By midday, snow was already falling in parts of Pennsylvania and West Virginia, according to Accuweather.com.
Jared Guyer, a meteorologist at the NOAA-National Weather Service Storm Prediction Center, said the heaviest snowfall would come in northern New England with "some spots getting upwards of 6 to 12 inches of snow by the time all is said and done."
Guyer said most of the snow would fall west of the major population centers and be concentrated in the higher elevations, including the central and northern Appalachians and the mountains of New England.
In Tennessee on Wednesday, some school systems closed early as the storm left as much as four inches of snow in the western and southern parts of the state and forecasters warned freezing fog could be part of the weather mix overnight.

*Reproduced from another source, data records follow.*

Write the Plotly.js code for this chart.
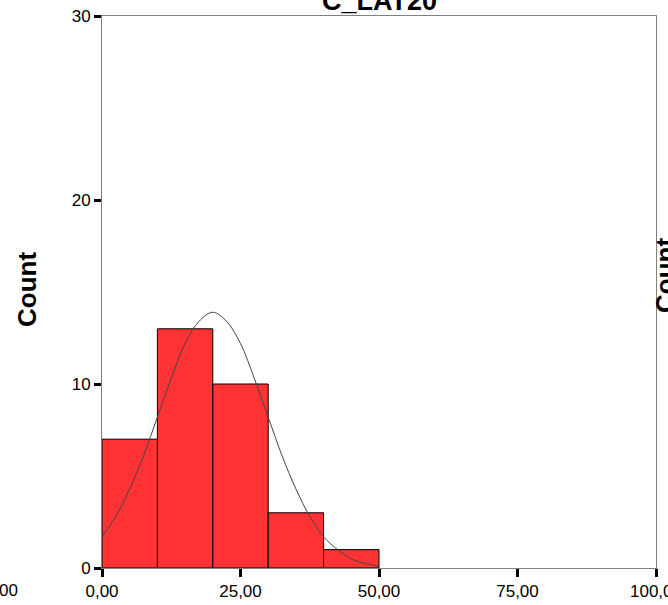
<!DOCTYPE html>
<html>
<head>
<meta charset="utf-8">
<script src="https://cdn.plot.ly/plotly-3.0.1.min.js"></script>
<style>html,body{margin:0;padding:0;background:#fff;overflow:hidden}#chart{width:668px;height:605px}</style>
</head>
<body>
<div id="chart"></div>
<script>
// Histogram bins (midpoints of 10-wide bins) and counts
const binMids = [5, 15, 25, 35, 45];
const binWidth = [10, 10, 10, 10, 10];
const counts = [7, 13, 10, 3, 1];

// Normal curve overlay
const curveX = [0, 2.5, 5, 7.5, 10, 12.5, 15, 17.5, 20, 22.5, 25, 27.5, 30, 32.5, 35, 37.5, 40, 42.5, 45, 47.5, 50];
const curveY = [1.7, 2.8, 4.3, 6.1, 8.2, 10.3, 12.2, 13.4, 13.9, 13.4, 12.2, 10.3, 8.2, 6.1, 4.3, 2.8, 1.7, 1.0, 0.5, 0.25, 0.1];

// Tick labels
const xTickVals = [0, 25, 50, 75, 100];
const xTickText = ["0,00", "25,00", "50,00", "75,00", "100,00"];
const yTickVals = [0, 10, 20, 30];
const yTickText = ["0", "10", "20", "30"];

const titleText = "C_LAT20";
const yTitle = "Count";

const font = "Arial, 'Liberation Sans', sans-serif";

const traces = [
  {
    type: "bar",
    x: binMids,
    y: counts,
    width: binWidth,
    marker: {color: "#ff3333", line: {color: "#000000", width: 1}},
    hoverinfo: "skip"
  },
  {
    type: "scatter",
    mode: "lines",
    x: curveX,
    y: curveY,
    line: {color: "#444444", width: 1, shape: "spline"},
    hoverinfo: "skip"
  }
];

const layout = {
  width: 668,
  height: 605,
  margin: {l: 102, r: 12, t: 16, b: 37},
  paper_bgcolor: "#ffffff",
  plot_bgcolor: "#ffffff",
  showlegend: false,
  font: {family: font, color: "#000000", size: 17},
  xaxis: {
    range: [0, 100],
    tickvals: xTickVals,
    ticktext: xTickText,
    ticks: "outside",
    ticklen: 8,
    tickwidth: 3,
    tickcolor: "#000000",
    ticklabeloverflow: "allow",
    showline: true,
    linecolor: "#808080",
    linewidth: 1,
    mirror: true,
    showgrid: false,
    zeroline: false,
    tickfont: {size: 17, family: font},
    fixedrange: true
  },
  yaxis: {
    range: [0, 30],
    tickvals: yTickVals,
    ticktext: yTickText,
    ticks: "outside",
    ticklen: 7,
    tickwidth: 3,
    tickcolor: "#000000",
    ticklabeloverflow: "allow",
    showline: true,
    linecolor: "#808080",
    linewidth: 1,
    mirror: true,
    showgrid: false,
    zeroline: false,
    tickfont: {size: 17, family: font},
    fixedrange: true
  },
  annotations: [
    {
      text: "<b>" + titleText + "</b>",
      xref: "paper", yref: "paper", x: 0.5, y: 1,
      xanchor: "center", yanchor: "bottom", yshift: -2,
      showarrow: false,
      font: {size: 27, family: font}
    },
    {
      text: "<b>" + yTitle + "</b>",
      xref: "paper", yref: "paper", x: 0, y: 0.5,
      xshift: -75, yshift: 2,
      xanchor: "center", yanchor: "middle",
      textangle: -90,
      showarrow: false,
      font: {size: 26, family: font}
    },
    {
      text: "<b>" + yTitle + "</b>",
      xref: "paper", yref: "paper", x: 1, y: 0.5,
      xshift: 9, yshift: 16,
      xanchor: "center", yanchor: "middle",
      textangle: -90,
      showarrow: false,
      font: {size: 26, family: font}
    },
    {
      text: "100,00",
      xref: "paper", yref: "paper", x: 0, y: 0,
      xshift: -82, yshift: -22,
      xanchor: "right", yanchor: "middle",
      showarrow: false,
      font: {size: 17, family: font}
    }
  ]
};

Plotly.newPlot("chart", traces, layout, {staticPlot: true, displayModeBar: false});
</script>
</body>
</html>
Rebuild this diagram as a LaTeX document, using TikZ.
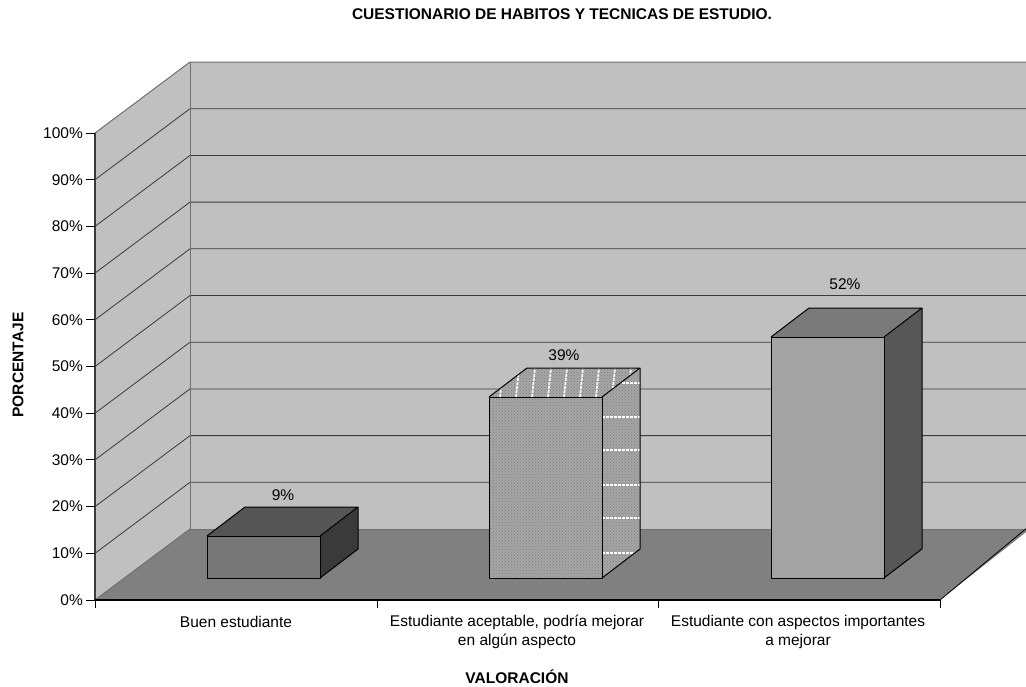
\documentclass[tikz,border=0pt]{standalone}
\usepackage{fontspec}
\setmainfont{Liberation Sans}
\usetikzlibrary{patterns}
\definecolor{wallc}{HTML}{C0C0C0}
\definecolor{floorc}{HTML}{808080}
\definecolor{gridc}{HTML}{3A3A3A}
\definecolor{edgec}{HTML}{707070}
\definecolor{baraF}{HTML}{777777}
\definecolor{baraT}{HTML}{555555}
\definecolor{baraS}{HTML}{3A3A3A}
\definecolor{barbF}{HTML}{A6A6A6}
\definecolor{barbP}{HTML}{808080}
\definecolor{barcF}{HTML}{A3A3A3}
\definecolor{barcT}{HTML}{7A7A7A}
\definecolor{barcS}{HTML}{575757}
\begin{document}
\begin{tikzpicture}[x=1pt,y=-1pt,
  txt/.style={font=\fontsize{15.5}{19}\selectfont, inner sep=0pt},
  btxt/.style={font=\fontsize{15.5}{19}\selectfont\bfseries, inner sep=0pt},
  gridline/.style={draw=gridc, line width=0.8pt},
  wallEdge/.style={draw=edgec, line width=1pt},
  baredge/.style={draw=black, line width=1pt, line join=round},
  tick/.style={draw=black, line width=1pt}]
\useasboundingbox (0,0) rectangle (1026,686);
\clip (0,0) rectangle (1026,686);
% walls and floor
\fill[wallc] (95,600) -- (95,133) -- (190,62) -- (190,529) -- cycle;
\fill[wallc] (190,62) rectangle (1030,529);
\fill[floorc] (95,600) -- (190,529) -- (1030,529) -- (940,600) -- cycle;
% grid lines
\foreach \k in {1,...,9} {
  \draw[gridline] (95,{600-46.7*\k}) -- (190,{529-46.7*\k}) -- (1030,{529-46.7*\k});
}
\draw[wallEdge] (95,133) -- (190,62) -- (1030,62);
\draw[wallEdge] (190,62) -- (190,529) -- (1030,529);
\draw[wallEdge] (95,600) -- (190,529);
\draw[draw=black, line width=0.8pt] (940,600) -- (1028,527);
% axes
\draw[draw=gridc, line width=1.2pt] (95,133) -- (95,600);
\draw[draw=black, line width=1.2pt] (95,600) -- (940,600);
\foreach \k/\t in {0/0,1/10,2/20,3/30,4/40,5/50,6/60,7/70,8/80,9/90,10/100} {
  \draw[tick] (86,{600-46.7*\k}) -- (95,{600-46.7*\k});
  \node[txt, anchor=east] (y\k) at (83,{600-46.7*\k}) {\t\%};
}
\foreach \x in {95,377,658,940} {
  \draw[tick] (\x,600) -- (\x,608);
}
% bar 1
\fill[baraF] (207,536) rectangle (320,578);
\fill[baraT] (207,536) -- (245,507) -- (358,507) -- (320,536) -- cycle;
\fill[baraS] (320,536) -- (358,507) -- (358,549) -- (320,578) -- cycle;
\draw[baredge] (207,536) rectangle (320,578);
\draw[baredge] (207,536) -- (245,507) -- (358,507) -- (320,536);
\draw[baredge] (358,507) -- (358,549) -- (320,578);
% bar 2
\fill[barbF] (489,397) rectangle (602,578);
\fill[pattern=crosshatch dots, pattern color=barbP] (489,397) rectangle (602,578);
\begin{scope}
\clip (489,397) -- (527,368) -- (640,368) -- (602,397) -- cycle;
\fill[barbF] (480,360) rectangle (650,400);
\fill[pattern=crosshatch dots, pattern color=barbP] (480,360) rectangle (650,400);
\foreach \i in {0,...,8} {
  \draw[white, line width=1.6pt, dash pattern=on 3pt off 1pt] ({500+16*\i},397) -- ({503+16*\i},368);
}
\end{scope}
\begin{scope}
\clip (602,397) -- (640,368) -- (640,549) -- (602,578) -- cycle;
\fill[barbF] (600,360) rectangle (650,580);
\fill[pattern=crosshatch dots, pattern color=barbP] (600,360) rectangle (650,580);
\foreach \y in {383,417,450,485,518,553} {
  \draw[white, line width=1.4pt, dash pattern=on 3pt off 1pt] (602,\y) -- (640,\y);
}
\end{scope}
\draw[baredge] (489,397) rectangle (602,578);
\draw[baredge] (489,397) -- (527,368) -- (640,368) -- (602,397);
\draw[baredge] (640,368) -- (640,549) -- (602,578);
% bar 3
\fill[barcF] (771,337) rectangle (884,578);
\fill[barcT] (771,337) -- (809,308) -- (922,308) -- (884,337) -- cycle;
\fill[barcS] (884,337) -- (922,308) -- (922,549) -- (884,578) -- cycle;
\draw[baredge] (771,337) rectangle (884,578);
\draw[baredge] (771,337) -- (809,308) -- (922,308) -- (884,337);
\draw[baredge] (922,308) -- (922,549) -- (884,578);
% data labels
\node[txt] (v1) at (283,495) {9\%};
\node[txt] (v2) at (564,355) {39\%};
\node[txt] (v3) at (845,284) {52\%};
% category labels
\node[txt] (c1) at (236,622) {Buen estudiante};
\node[txt, align=center] (c2) at (517,631.5) {Estudiante aceptable, podría mejorar\\en algún aspecto};
\node[txt, align=center] (c3) at (798,631.5) {Estudiante con aspectos importantes\\a mejorar};
% titles
\node[btxt] (title) at (562,14) {CUESTIONARIO DE HABITOS Y TECNICAS DE ESTUDIO.};
\node[btxt] (xlab) at (517,677) {VALORACIÓN};
\node[btxt, rotate=90] (ylab) at (18,365) {PORCENTAJE};
\end{tikzpicture}
\end{document}
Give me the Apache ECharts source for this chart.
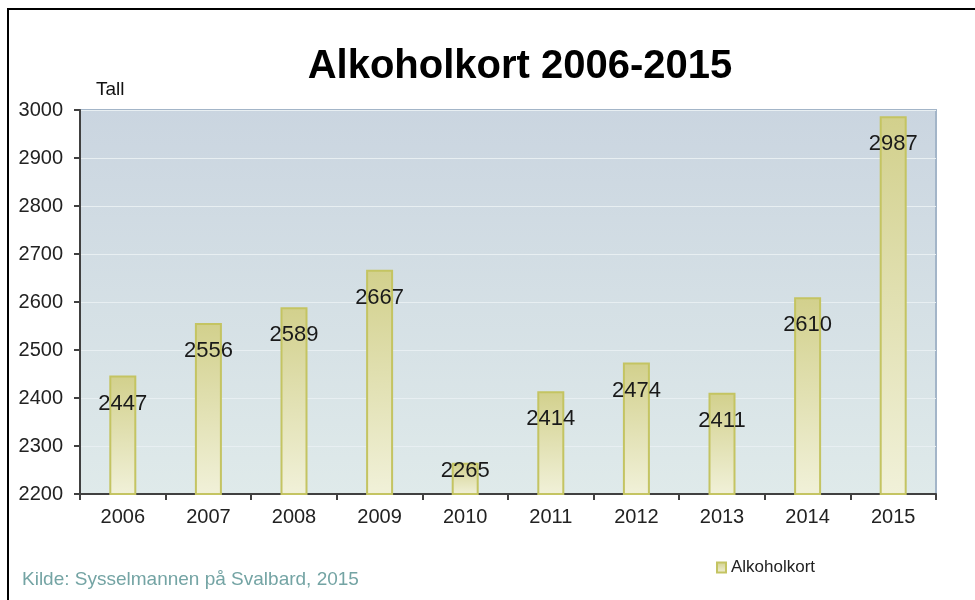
<!DOCTYPE html>
<html><head><meta charset="utf-8">
<script src="https://cdn.jsdelivr.net/npm/echarts@6/dist/echarts.min.js"></script>
<style>html,body{margin:0;padding:0;background:#fff}#c{width:975px;height:600px}</style>
</head><body><div id="c"></div>
<script>
const categories = ['2006','2007','2008','2009','2010','2011','2012','2013','2014','2015'];
const values = [2447, 2556, 2589, 2667, 2265, 2414, 2474, 2411, 2610, 2987];
const seriesName = 'Alkoholkort';
const titleText = 'Alkoholkort 2006-2015';
const yAxisName = 'Tall';
const sourceText = 'Kilde: Sysselmannen på Svalbard, 2015';

const FONT = 'Liberation Sans, Arial, sans-serif';
const chart = echarts.init(document.getElementById('c'), null, {renderer:'canvas'});
const barFill = new echarts.graphic.LinearGradient(0,0,0,1,[
  {offset:0,color:'#d2d08c'},{offset:1,color:'#f1f1d9'}]);
const data = values.map(v => {
  const d = {value: v};
  if (v - 2200 < 100) d.label = {offset:[0,-20]};
  return d;
});
chart.setOption({
  animation:false,
  backgroundColor:'#fff',
  title:{text:titleText,left:515,top:42,textAlign:'center',
    textStyle:{fontFamily:FONT,fontSize:40,fontWeight:'bold',color:'#000'}},
  legend:{left:711,top:554,itemWidth:9,itemHeight:10,itemGap:4,
    textStyle:{fontFamily:FONT,fontSize:17,color:'#222'},
    data:[{name:seriesName,icon:'rect'}]},
  grid:{left:80,right:39,top:110,bottom:106,show:true,borderColor:'#a3b5c8',borderWidth:2,
    backgroundColor:new echarts.graphic.LinearGradient(0,0,0,1,[
      {offset:0,color:'#cad5e0'},{offset:1,color:'#dfeaea'}])},
  xAxis:{type:'category',data:categories,
    axisLine:{lineStyle:{color:'#404040',width:2}},
    axisTick:{show:true,length:6,lineStyle:{color:'#404040',width:2}},
    axisLabel:{fontFamily:FONT,fontSize:20,color:'#222',margin:13}},
  yAxis:{type:'value',min:2200,max:3000,interval:100,
    name:yAxisName,nameLocation:'end',nameGap:11,
    nameTextStyle:{fontFamily:FONT,fontSize:19,color:'#111',align:'left',padding:[0,0,0,16]},
    axisLine:{show:true,lineStyle:{color:'#404040',width:2}},
    axisTick:{show:true,length:6,lineStyle:{color:'#404040',width:2}},
    axisLabel:{fontFamily:FONT,fontSize:20,color:'#222',margin:17,formatter:v=>String(v)},
    splitLine:{lineStyle:{color:'#e8eff2',width:1}}},
  series:[{name:seriesName,type:'bar',data:data,barWidth:27,
    itemStyle:{color:barFill,borderColor:'#c4c462',borderWidth:2},
    label:{show:true,position:'insideTop',distance:17,
      fontFamily:FONT,fontSize:22,color:'#1a1a1a'}}],
  graphic:[
    {type:'rect',shape:{x:8,y:9,width:1000,height:1000},style:{fill:'none',stroke:'#000',lineWidth:2},silent:true},
    {type:'text',left:22,top:570,style:{text:sourceText,fontFamily:FONT,fontSize:19,fill:'#74a4a4'}}
  ]
});
</script></body></html>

"Late tonight and early tomorrow morning, with temperatures down into the low 20s, the winds are going to be calm and we'll have clear skies, and there could be some freezing fog," said Bobby Boyd, a meteorologist with the NWS in Nashville.
Similar cautions about freezing fog, which was blamed for a 50-vehicle pileup that claimed two lives last week near Nashville, were issued for bridges and overpasses around the state.
The Weather Service reported almost two inches of snow in Memphis and a slushy mix in Nashville, and predicted three inches would accumulate in other parts of east Tennessee before the storm passes through.